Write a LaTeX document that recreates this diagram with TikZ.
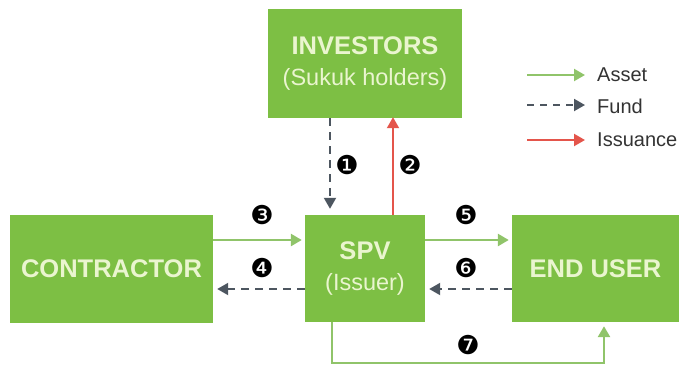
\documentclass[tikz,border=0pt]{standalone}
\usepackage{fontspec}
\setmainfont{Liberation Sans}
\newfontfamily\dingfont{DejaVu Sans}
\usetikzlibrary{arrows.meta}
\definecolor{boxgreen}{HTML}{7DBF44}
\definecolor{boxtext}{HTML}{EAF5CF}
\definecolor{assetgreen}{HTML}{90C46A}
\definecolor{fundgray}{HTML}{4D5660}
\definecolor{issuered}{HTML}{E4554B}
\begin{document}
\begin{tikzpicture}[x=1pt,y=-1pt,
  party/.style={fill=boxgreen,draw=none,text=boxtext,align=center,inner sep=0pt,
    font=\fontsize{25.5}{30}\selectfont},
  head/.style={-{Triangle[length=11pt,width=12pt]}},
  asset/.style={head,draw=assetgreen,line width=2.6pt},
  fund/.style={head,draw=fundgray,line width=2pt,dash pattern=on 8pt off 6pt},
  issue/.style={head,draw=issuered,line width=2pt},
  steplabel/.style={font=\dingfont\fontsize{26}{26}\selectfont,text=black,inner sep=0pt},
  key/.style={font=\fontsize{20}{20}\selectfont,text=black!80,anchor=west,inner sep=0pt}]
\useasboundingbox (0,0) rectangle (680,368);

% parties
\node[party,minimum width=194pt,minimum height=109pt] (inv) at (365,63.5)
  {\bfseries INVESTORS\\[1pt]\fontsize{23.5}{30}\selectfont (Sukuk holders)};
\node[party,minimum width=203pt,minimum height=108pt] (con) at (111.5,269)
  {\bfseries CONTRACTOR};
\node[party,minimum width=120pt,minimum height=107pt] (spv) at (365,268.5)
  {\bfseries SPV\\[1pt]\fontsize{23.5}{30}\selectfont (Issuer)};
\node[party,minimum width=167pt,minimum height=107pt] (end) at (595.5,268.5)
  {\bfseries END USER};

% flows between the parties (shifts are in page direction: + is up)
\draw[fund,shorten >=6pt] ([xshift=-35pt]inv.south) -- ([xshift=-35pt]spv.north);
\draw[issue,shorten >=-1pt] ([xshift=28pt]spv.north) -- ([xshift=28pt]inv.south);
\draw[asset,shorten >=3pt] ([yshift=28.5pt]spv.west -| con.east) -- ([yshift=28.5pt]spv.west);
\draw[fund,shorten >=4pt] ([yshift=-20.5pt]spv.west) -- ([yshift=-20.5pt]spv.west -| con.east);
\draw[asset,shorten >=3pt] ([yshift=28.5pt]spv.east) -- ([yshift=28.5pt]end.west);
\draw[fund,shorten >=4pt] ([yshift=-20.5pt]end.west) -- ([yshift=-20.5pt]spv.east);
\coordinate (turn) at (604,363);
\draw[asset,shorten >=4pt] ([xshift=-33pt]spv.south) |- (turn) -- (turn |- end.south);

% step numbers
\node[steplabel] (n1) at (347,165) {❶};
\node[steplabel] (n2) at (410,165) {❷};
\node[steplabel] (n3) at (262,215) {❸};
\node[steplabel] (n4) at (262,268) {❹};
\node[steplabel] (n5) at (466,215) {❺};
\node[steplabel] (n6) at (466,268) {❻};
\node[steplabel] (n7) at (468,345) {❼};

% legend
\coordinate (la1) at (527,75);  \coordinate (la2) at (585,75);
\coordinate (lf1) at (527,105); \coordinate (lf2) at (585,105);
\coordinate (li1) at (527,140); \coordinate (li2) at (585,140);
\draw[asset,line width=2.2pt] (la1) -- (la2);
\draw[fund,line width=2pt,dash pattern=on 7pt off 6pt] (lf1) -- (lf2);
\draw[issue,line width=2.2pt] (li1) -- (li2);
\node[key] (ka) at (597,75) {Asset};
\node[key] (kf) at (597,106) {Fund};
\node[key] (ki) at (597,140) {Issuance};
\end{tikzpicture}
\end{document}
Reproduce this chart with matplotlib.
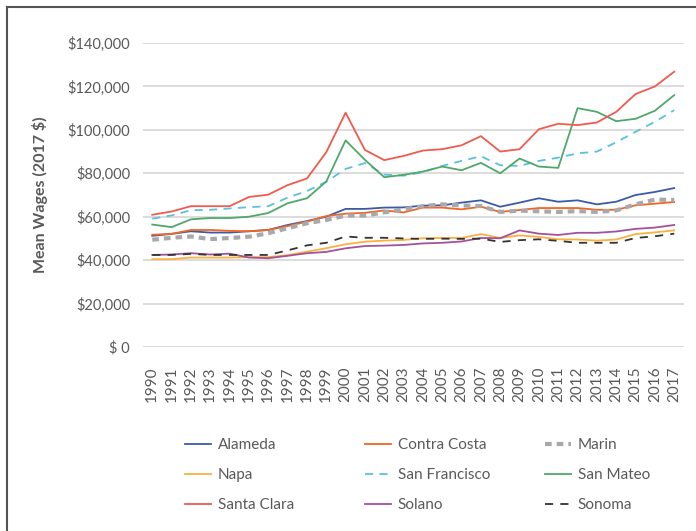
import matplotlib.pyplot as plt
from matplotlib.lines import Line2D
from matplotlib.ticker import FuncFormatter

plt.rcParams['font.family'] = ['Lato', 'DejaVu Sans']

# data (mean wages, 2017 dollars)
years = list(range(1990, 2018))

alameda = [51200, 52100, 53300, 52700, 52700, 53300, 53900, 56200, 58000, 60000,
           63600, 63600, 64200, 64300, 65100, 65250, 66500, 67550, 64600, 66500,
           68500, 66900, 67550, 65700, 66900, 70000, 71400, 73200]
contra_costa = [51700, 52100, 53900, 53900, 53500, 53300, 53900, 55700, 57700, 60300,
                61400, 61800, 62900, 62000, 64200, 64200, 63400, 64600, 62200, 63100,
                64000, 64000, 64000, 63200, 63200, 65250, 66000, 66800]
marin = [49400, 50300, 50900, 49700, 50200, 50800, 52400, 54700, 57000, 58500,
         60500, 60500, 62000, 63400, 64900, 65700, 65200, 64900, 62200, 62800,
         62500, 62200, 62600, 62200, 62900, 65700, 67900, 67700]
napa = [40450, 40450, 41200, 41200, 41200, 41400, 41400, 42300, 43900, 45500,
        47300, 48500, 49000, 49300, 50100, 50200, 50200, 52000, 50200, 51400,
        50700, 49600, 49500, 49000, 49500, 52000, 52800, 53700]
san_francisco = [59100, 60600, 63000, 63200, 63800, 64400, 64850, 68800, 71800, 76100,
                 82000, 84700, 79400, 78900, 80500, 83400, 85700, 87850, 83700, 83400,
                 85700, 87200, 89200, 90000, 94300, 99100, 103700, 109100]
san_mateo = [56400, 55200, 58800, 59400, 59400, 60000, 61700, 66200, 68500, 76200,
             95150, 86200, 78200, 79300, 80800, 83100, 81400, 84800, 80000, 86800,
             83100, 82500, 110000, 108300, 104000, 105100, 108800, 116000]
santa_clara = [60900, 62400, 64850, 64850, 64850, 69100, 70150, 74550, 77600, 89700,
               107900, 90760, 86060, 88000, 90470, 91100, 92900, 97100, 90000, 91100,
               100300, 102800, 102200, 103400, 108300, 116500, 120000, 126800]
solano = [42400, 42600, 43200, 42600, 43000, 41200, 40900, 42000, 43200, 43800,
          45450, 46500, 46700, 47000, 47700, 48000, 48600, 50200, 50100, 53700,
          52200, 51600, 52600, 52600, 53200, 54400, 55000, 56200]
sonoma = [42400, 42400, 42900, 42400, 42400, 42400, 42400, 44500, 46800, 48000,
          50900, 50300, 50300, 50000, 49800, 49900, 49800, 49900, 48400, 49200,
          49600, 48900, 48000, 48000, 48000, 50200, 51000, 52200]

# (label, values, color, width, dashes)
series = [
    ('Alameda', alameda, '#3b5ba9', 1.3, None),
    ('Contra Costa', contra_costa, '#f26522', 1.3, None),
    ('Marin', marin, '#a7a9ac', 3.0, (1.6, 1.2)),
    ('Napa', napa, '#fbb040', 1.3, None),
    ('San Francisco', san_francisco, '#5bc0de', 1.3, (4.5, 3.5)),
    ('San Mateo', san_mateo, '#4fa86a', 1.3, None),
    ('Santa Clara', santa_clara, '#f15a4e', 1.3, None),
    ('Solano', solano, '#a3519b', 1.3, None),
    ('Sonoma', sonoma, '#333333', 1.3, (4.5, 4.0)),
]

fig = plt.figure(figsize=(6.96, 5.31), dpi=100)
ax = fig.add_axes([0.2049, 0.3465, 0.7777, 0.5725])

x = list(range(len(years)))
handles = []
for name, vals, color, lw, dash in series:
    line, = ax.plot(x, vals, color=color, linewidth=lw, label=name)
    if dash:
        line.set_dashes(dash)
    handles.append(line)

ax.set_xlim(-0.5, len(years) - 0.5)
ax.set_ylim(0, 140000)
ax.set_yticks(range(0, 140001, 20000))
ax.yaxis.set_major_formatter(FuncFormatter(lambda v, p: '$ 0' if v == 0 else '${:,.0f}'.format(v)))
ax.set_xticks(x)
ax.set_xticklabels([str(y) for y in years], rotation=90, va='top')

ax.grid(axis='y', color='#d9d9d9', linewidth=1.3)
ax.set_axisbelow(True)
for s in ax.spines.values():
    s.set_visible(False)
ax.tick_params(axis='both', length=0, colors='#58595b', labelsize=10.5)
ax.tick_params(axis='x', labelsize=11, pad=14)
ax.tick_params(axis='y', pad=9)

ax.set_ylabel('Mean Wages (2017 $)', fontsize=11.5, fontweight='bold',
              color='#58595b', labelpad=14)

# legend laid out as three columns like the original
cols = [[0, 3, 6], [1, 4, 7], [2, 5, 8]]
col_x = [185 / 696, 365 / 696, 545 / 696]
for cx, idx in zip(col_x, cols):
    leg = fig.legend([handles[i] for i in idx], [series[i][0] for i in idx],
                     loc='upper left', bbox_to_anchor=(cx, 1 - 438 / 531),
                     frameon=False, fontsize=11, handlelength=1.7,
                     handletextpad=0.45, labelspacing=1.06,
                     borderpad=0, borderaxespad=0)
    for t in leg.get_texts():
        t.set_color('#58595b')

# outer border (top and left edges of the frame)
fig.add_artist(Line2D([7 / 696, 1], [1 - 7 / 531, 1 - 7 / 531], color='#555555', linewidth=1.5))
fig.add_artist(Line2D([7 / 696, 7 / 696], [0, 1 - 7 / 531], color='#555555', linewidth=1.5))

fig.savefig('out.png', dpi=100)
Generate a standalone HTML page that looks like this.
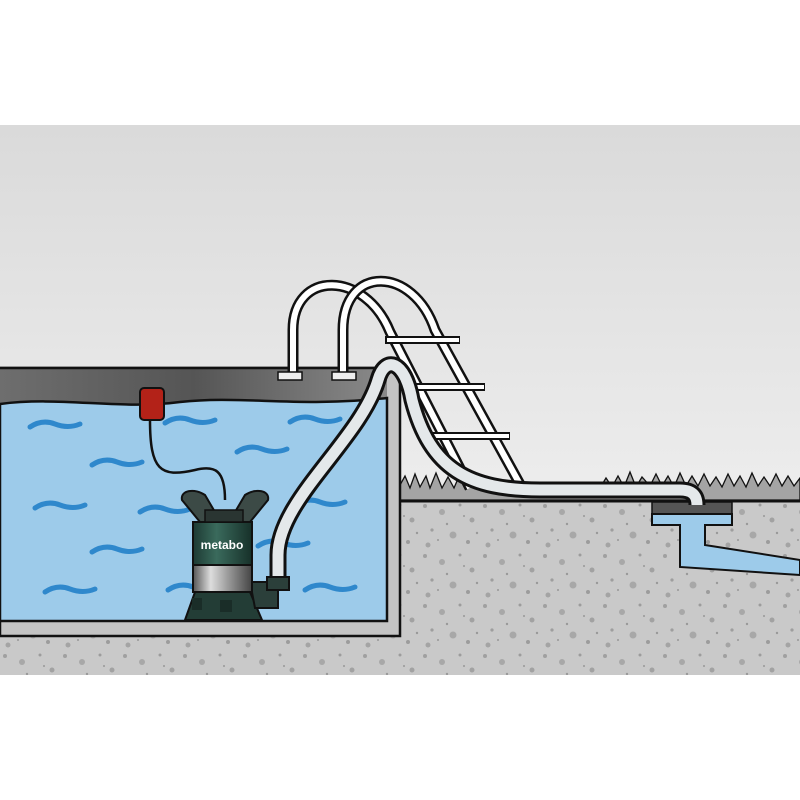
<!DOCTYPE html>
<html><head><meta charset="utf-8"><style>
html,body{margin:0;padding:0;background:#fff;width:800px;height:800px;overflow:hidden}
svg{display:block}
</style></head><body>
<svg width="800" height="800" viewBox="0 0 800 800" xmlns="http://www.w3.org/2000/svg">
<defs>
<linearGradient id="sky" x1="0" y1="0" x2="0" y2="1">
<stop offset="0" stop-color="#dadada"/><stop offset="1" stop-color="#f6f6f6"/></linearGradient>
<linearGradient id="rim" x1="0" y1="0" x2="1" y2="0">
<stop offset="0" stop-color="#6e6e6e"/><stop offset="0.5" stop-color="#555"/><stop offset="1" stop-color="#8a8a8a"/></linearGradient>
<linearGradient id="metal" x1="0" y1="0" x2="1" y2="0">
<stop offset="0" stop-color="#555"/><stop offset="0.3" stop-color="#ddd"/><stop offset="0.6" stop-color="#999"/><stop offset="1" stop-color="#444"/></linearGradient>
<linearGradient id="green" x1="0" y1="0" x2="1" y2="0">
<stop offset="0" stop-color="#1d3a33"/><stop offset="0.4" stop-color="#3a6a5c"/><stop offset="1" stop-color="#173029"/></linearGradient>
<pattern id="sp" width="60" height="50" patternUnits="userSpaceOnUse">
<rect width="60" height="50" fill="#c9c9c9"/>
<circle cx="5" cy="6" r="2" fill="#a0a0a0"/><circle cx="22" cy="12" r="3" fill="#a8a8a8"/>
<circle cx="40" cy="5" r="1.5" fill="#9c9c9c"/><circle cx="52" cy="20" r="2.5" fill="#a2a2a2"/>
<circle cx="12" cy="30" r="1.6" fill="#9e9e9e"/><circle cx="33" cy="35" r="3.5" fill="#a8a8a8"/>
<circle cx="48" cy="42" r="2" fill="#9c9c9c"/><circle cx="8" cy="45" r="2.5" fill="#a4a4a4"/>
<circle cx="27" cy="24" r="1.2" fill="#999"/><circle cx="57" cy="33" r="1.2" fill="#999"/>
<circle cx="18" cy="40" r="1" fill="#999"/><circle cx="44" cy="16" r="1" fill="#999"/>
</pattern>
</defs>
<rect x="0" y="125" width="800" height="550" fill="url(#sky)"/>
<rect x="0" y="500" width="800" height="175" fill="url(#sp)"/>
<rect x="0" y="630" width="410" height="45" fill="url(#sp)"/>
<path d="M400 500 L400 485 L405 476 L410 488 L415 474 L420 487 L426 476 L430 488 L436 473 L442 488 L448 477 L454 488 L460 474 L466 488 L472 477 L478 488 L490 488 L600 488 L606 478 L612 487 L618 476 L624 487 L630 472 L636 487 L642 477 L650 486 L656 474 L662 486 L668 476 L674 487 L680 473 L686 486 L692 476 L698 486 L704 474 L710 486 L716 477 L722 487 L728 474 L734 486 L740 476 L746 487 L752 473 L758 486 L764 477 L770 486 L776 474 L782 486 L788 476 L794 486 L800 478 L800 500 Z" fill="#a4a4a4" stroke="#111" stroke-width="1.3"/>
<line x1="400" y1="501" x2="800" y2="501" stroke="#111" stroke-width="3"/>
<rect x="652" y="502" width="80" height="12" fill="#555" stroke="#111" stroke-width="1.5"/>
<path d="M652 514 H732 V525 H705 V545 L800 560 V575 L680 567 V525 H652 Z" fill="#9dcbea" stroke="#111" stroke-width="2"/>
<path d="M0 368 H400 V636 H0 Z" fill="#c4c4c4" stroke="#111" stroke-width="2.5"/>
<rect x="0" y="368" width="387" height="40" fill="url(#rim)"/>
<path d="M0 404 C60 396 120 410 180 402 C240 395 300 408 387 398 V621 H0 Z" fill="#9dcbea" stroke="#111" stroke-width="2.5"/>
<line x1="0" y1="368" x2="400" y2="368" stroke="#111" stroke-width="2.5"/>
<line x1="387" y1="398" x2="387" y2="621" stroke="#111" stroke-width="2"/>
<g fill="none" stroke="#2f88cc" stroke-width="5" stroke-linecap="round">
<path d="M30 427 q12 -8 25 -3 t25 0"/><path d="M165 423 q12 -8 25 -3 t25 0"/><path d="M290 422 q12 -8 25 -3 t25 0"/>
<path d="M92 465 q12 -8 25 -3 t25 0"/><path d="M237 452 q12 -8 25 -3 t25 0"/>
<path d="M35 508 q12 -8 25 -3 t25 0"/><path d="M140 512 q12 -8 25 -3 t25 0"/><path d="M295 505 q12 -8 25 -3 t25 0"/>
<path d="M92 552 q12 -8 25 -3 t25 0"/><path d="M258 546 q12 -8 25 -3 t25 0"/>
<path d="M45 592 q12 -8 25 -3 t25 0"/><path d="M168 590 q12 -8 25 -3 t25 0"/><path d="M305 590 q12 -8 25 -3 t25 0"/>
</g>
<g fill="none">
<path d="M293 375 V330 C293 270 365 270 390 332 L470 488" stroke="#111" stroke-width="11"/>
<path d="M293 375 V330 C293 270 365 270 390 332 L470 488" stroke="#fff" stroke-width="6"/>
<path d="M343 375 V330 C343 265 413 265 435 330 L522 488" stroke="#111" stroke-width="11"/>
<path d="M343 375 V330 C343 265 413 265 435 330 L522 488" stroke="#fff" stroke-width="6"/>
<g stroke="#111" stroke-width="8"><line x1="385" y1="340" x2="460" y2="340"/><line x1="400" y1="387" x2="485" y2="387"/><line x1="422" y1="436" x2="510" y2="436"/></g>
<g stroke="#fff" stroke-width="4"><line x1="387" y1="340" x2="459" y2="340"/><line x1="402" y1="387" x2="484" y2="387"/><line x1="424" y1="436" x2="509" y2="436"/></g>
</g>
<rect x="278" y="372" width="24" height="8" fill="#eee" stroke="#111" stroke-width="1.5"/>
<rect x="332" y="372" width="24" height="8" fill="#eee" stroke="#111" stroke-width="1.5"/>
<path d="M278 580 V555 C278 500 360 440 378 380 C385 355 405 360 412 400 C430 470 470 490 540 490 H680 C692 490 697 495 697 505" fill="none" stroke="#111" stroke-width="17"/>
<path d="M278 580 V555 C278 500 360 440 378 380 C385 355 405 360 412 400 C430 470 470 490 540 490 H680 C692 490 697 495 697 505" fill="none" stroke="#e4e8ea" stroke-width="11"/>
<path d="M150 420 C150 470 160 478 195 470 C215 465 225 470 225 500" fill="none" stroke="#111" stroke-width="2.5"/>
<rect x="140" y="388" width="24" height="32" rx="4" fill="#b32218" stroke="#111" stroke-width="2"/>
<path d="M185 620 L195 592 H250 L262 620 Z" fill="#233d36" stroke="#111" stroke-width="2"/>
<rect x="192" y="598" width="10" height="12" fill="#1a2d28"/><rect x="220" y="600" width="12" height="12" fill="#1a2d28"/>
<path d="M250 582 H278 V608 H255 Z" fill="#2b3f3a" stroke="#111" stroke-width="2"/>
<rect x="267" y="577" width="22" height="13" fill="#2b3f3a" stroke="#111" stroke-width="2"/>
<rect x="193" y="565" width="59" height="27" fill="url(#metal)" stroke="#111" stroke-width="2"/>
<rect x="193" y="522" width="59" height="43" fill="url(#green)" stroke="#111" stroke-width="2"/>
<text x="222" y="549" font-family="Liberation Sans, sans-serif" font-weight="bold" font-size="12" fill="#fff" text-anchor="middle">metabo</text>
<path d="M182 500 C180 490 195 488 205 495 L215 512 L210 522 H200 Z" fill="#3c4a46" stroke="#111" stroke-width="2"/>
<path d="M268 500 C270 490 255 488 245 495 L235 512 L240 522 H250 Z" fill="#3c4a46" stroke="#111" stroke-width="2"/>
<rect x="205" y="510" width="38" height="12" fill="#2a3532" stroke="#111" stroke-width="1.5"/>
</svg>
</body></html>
■ ■ ■ ■ ■ ■ ■
_To do_
What's needed is an exact copy of the lines above from the one with "Reproduce this chart with matplotlib." through the one with "years = list(range(1990, 2018))", both included; the pictures stay out.

_Expected answer_
Reproduce this chart with matplotlib.
import matplotlib.pyplot as plt
from matplotlib.lines import Line2D
from matplotlib.ticker import FuncFormatter

plt.rcParams['font.family'] = ['Lato', 'DejaVu Sans']

# data (mean wages, 2017 dollars)
years = list(range(1990, 2018))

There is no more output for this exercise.